April 16, 2009. Endeca’s Digital Asset Navigator offers an unprecedented access and discovery experience, combining Endeca’s market leading search, Guided Navigation and Content Spotlighting capabilities. It integrates related data from Open Text’s enterprise Digital Asset Management solution, as well as databases, file servers, enterprise applications and other source systems… The joint solution also takes advantage of Endeca’s advanced security capabilities to ensure that users only have access to data they are approved to see and use…
This is an interesting alliance, to be sure. Digital asset management is an arena ripe for growth and it has not gotten the wide-spread traction I believe it deserves. For publishers and R & D operations the productivity gains can be huge and this combined offering may intensify focus on an under-leveraged technology by ensuing high security and excellent retrieval. Looking at the headline, I would just advise that they pare down the labeling to something pithy and memorable.

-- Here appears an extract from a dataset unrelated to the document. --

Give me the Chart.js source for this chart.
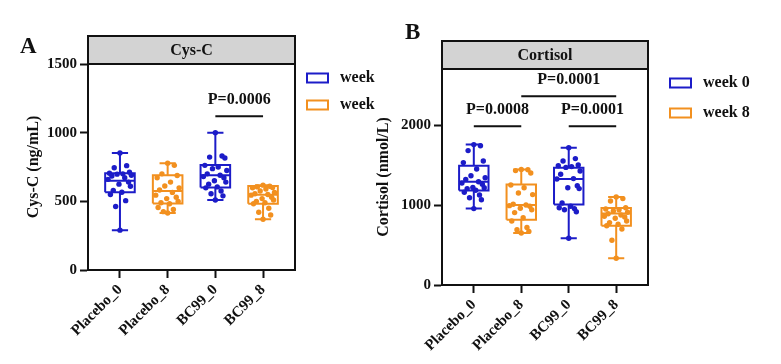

X1 is gaining some serious traction and I know it appeals to engineers who like to maintain good order with their piles of data, particularly the flow of large quantities that show up in email and feeds. I spent a few hours four years ago with an engineer, an X1 devotee, who had tagged his email in text files scrupulously and then used X1 to index them every night. He swore by its value and reliability. This looks like they recognize the service they provide to customers who live in email and need to master their desktop domain. Theirs is a niche with a large audience to capture.
. April 28, 2009. Newest Version of Company’s Integration Kit Offers Dramatic Performance and Scalability Enhancements, Intelligent Content Analysis and Parametric Search.
ISYS made some significant management changes over the past few months and they are clearly moving along with their marketing efforts as they recognize the value of expanding the re-seller partnership options. Customer comments that come my way continue to be favorable and they have a good story to tell.
Data Search Technology Used by FBI Makes its Way to Enterprises. eWeek New York, NY, April 29, 2009
Add Chiliad to the list of platform search engines, now that they are being highlighted for their value at the FBI. With deep (20+ years) roots in government programs (including early DARPA research and later the SBIR) and a burst of interest and investment by the government after 9/11, Chiliad is taking its venture into more commercial opportunities. We will see how they stack up against the big players in the marketplace. They must have learned something as they worked to “connect the dots” for the FBI.
There have been a lot more stories this past month, but these notices are the ones that kept me engaged in contemplating the enterprise search marketplace that just keeps putting up more options.